A livello giovanile c’è interesse e partecipazione all’esperienza dell’ecumenismo?

«Onestamente i giovani non sono particolarmente orientati. Essi percepiscono l’ecumenismo ancora come un discorso d’élite, che non è quindi abbastanza nelle loro corde. Si tratta di generazioni che stanno sviluppando una loro identità, di persone in via di “costruzione”. Riflessioni in tal senso sono già state avviate e strutturate; l’esperienza delle veglie ecumeniche era stata pensata proprio per intercettare queste fasce più giovanili. Essi sono iperconnessi con il mondo e forse lo percepiscono come un discorso ristretto. In questo la comunicazione libera ed efficace può rappresentare, al di là di occasioni strutturate d’incontro, un’opportunità da sfruttare».

 

In questo percorso è stato accompagnato da figure che hanno rappresentato qualcosa di importante per lei, come il professor Mario Gnocchi e padre Fuciu. Quali ricordi ha di loro?

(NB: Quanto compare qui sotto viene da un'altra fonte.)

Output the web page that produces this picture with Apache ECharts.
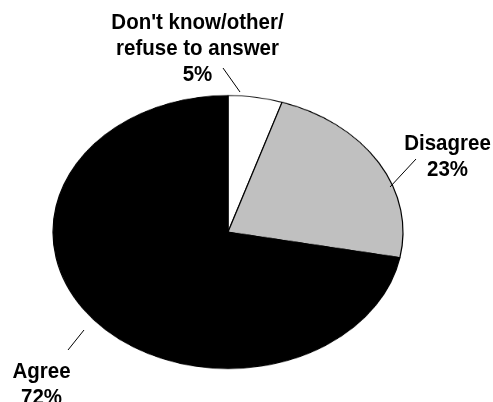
<!DOCTYPE html>
<html>
<head>
<meta charset="utf-8">
<script src="https://cdn.jsdelivr.net/npm/echarts@6/dist/echarts.min.js"></script>
<style>
  html, body { margin: 0; padding: 0; background: #fff; overflow: hidden; }
  #wrap { position: relative; width: 493px; height: 402px; overflow: hidden; }
  /* the pie is drawn as a circle and flattened into an ellipse */
  #pie { position: absolute; left: 0; top: -8px; width: 493px; height: 480px;
         transform-origin: 229px 240px; transform: scaleY(0.78); }
  #labels { position: absolute; left: 0; top: 0; width: 493px; height: 402px; }
</style>
</head>
<body>
<div id="wrap">
  <div id="pie"></div>
  <div id="labels"></div>
</div>
<script>
const categories = ["Don't know/other/\nrefuse to answer", 'Disagree', 'Agree'];
const values = [5, 23, 72];
const sliceColors = ['#ffffff', '#c0c0c0', '#000000'];

// label placement: text block centre and leader line end points
const labelLayout = [
  { x: 197.5, y: 48.5, line: [[223, 68], [240, 92]] },
  { x: 447.5, y: 157, line: [[416, 159], [390, 187]] },
  { x: 41.5, y: 385, line: [[84, 330], [68, 350]] }
];

const pieChart = echarts.init(document.getElementById('pie'), null, { renderer: 'canvas' });
pieChart.setOption({
  animation: false,
  series: [{
    type: 'pie',
    center: [228, 240],
    radius: 175,
    startAngle: 90,
    clockwise: true,
    silent: true,
    label: { show: false },
    labelLine: { show: false },
    emphasis: { disabled: true },
    itemStyle: { borderColor: '#000', borderWidth: 1.2 },
    data: categories.map((name, i) => ({
      name: name,
      value: values[i],
      itemStyle: { color: sliceColors[i] }
    }))
  }]
});

const labelChart = echarts.init(document.getElementById('labels'), null, { renderer: 'canvas' });
const elements = [];
categories.forEach((name, i) => {
  const lay = labelLayout[i];
  elements.push({
    type: 'text',
    x: lay.x,
    y: lay.y,
    scaleY: 1.12,
    silent: true,
    style: {
      text: name + '\n' + values[i] + '%',
      x: 0,
      y: 0,
      align: 'center',
      verticalAlign: 'middle',
      fontFamily: '"Liberation Sans", Arial, sans-serif',
      fontWeight: 'bold',
      fontSize: 20.5,
      lineHeight: 23,
      fill: '#000'
    }
  });
  elements.push({
    type: 'line',
    silent: true,
    shape: { x1: lay.line[0][0], y1: lay.line[0][1], x2: lay.line[1][0], y2: lay.line[1][1] },
    style: { stroke: '#000', lineWidth: 1 }
  });
});
labelChart.setOption({ animation: false, graphic: { elements: elements } });
</script>
</body>
</html>
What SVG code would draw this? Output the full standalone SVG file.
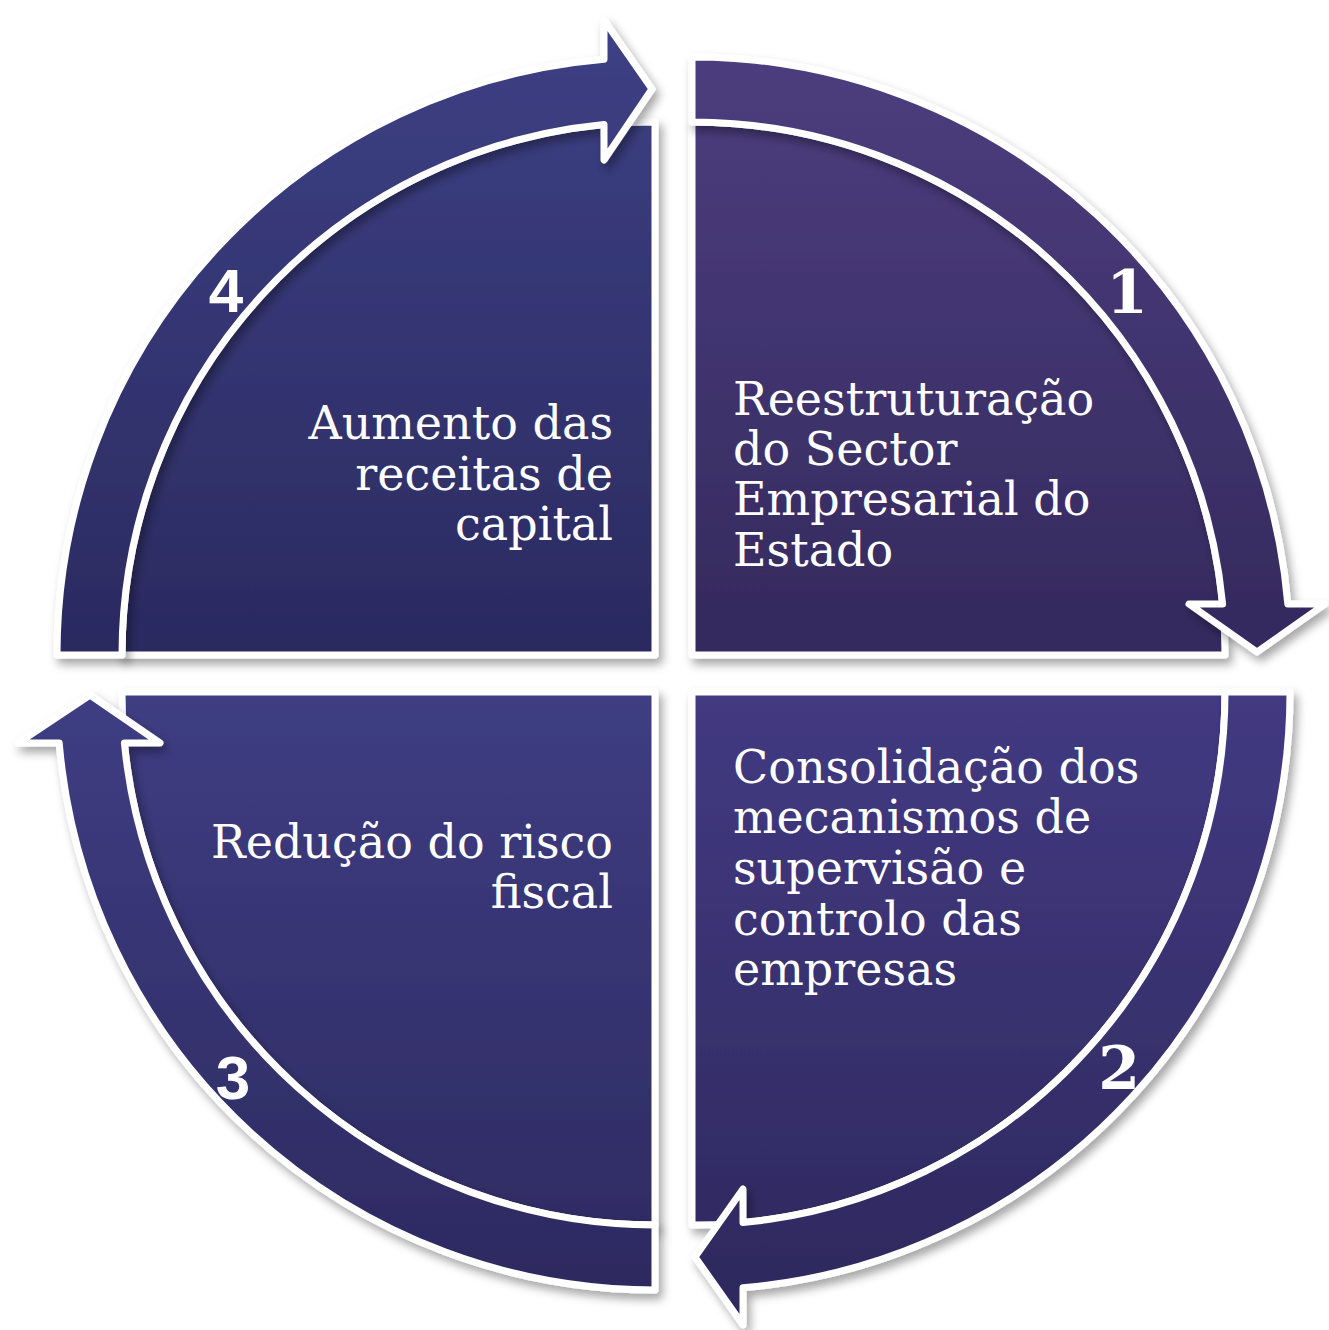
<svg xmlns="http://www.w3.org/2000/svg" width="1329" height="1330" viewBox="0 0 1329 1330">
<defs>
<style>
.shape{stroke:#ffffff;stroke-width:7;stroke-linejoin:round;filter:url(#sh)}
.lbl{font-family:"DejaVu Serif","Liberation Serif",serif;font-size:46px;fill:#ffffff}
.num{font-weight:bold;fill:#ffffff;text-anchor:middle}
.ns{font-family:"DejaVu Serif","Liberation Serif",serif;font-size:60px}
.nn{font-family:"Liberation Sans","DejaVu Sans",sans-serif;font-size:62px}
.r{text-anchor:end}
</style>
<filter id="sh" x="-10%" y="-10%" width="125%" height="125%">
<feDropShadow dx="4" dy="6" stdDeviation="5" flood-color="#000000" flood-opacity="0.35"/>
</filter>
<linearGradient id="gTL" gradientUnits="userSpaceOnUse" x1="0" y1="20" x2="0" y2="655">
<stop offset="0" stop-color="#3d4084"/><stop offset="1" stop-color="#2b2a60"/>
</linearGradient>
<linearGradient id="gTR" gradientUnits="userSpaceOnUse" x1="0" y1="60" x2="0" y2="655">
<stop offset="0" stop-color="#4c3d7e"/><stop offset="1" stop-color="#342a5d"/>
</linearGradient>
<linearGradient id="gBR" gradientUnits="userSpaceOnUse" x1="0" y1="692" x2="0" y2="1322">
<stop offset="0" stop-color="#433a82"/><stop offset="1" stop-color="#2d285c"/>
</linearGradient>
<linearGradient id="gBL" gradientUnits="userSpaceOnUse" x1="0" y1="692" x2="0" y2="1287">
<stop offset="0" stop-color="#3f3d83"/><stop offset="1" stop-color="#2d2a60"/>
</linearGradient>
</defs>
<rect width="1329" height="1330" fill="#ffffff"/>

<g id="node1">
<path class="shape" fill="url(#gTR)" d="M692,655 L692,122 A533,533 0 0 1 1225,655 Z"/>
<text class="lbl" x="733" y="415">Reestruturação</text>
<text class="lbl" x="733" y="465">do Sector</text>
<text class="lbl" x="733" y="515">Empresarial do</text>
<text class="lbl" x="733" y="566">Estado</text>
</g>
<g id="node2">
<path class="shape" fill="url(#gBR)" d="M692,692 L1225,692 A533,533 0 0 1 692,1225 Z"/>
<text class="lbl" x="733" y="783">Consolidação dos</text>
<text class="lbl" x="733" y="833">mecanismos de</text>
<text class="lbl" x="733" y="884">supervisão e</text>
<text class="lbl" x="733" y="935">controlo das</text>
<text class="lbl" x="733" y="985">empresas</text>
</g>
<g id="node3">
<path class="shape" fill="url(#gBL)" d="M655,692 L655,1225 A533,533 0 0 1 122,692 Z"/>
<text class="lbl r" x="613" y="858">Redução do risco</text>
<text class="lbl r" x="613" y="908">fiscal</text>
</g>
<g id="node4">
<path class="shape" fill="url(#gTL)" d="M655,655 L122,655 A533,533 0 0 1 655,122 Z"/>
<text class="lbl r" x="613" y="439">Aumento das</text>
<text class="lbl r" x="613" y="490">receitas de</text>
<text class="lbl r" x="613" y="540">capital</text>
</g>

<g id="connectors">
<path class="shape" fill="url(#gTR)" d="M692,57 A598,598 0 0 1 1287.8,604 L1325,604 L1257,652 L1189,604 L1222.6,604 A533,533 0 0 0 692,122 Z"/>
<path class="shape" fill="url(#gBR)" d="M1290,692 A598,598 0 0 1 743,1287.8 L743,1325 L695,1257 L743,1189 L743,1222.6 A533,533 0 0 0 1225,692 Z"/>
<path class="shape" fill="url(#gBL)" d="M655,1290 A598,598 0 0 1 59.2,743 L18,743 L90,695 L160,743 L124.4,743 A533,533 0 0 0 655,1225 Z"/>
<path class="shape" fill="url(#gTL)" d="M57,655 A598,598 0 0 1 604,59.2 L604,20 L652,89 L604,160 L604,124.4 A533,533 0 0 0 122,655 Z"/>
<text class="num ns" x="1127" y="313">1</text>
<text class="num ns" x="1119" y="1089">2</text>
<text class="num nn" x="233" y="1099">3</text>
<text class="num nn" x="226" y="312">4</text>
</g>
</svg>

«Padre Theo Fuciu lo ricordo entusiasticamente presente. Nei momenti in cui ha partecipato alle nostre veglie ecumeniche è stato amichevolmente propositivo. Una persona buona, preparata e intelligente e umanamente molto carica. La nostra esperienza ecumenica, infatti, si gioca sull’umanità e sulle relazioni prima ancora che sulle idee. E padre Fuciu aveva rapporti molto positivi con il vescovo Antonio. Il professor Gnocchi, invece, lo ricordo fin dai temi del liceo Manin quando ero studente; già allora aveva questa apertura straordinaria culturale e spirituale. Essendo poi stato presidente nazionale del SAE (Segretariato attività ecumenica, ndr), egli ha saputo fare sintesi anche in un contesto umano di queste conoscenze profonde delle Scritture e della spiritualità sulla base del magistero della Chiesa. Vorrei anche ricordare il professor Massimo Marcocchi, docente di Storia del Cristianesimo, conosciuto ai tempi dell’università e mio relatore nella discussione di laurea, anch’egli motivatissimo alla cultura del dialogo ecumenico e aperto al nuovo a partire dalla Tradizione«».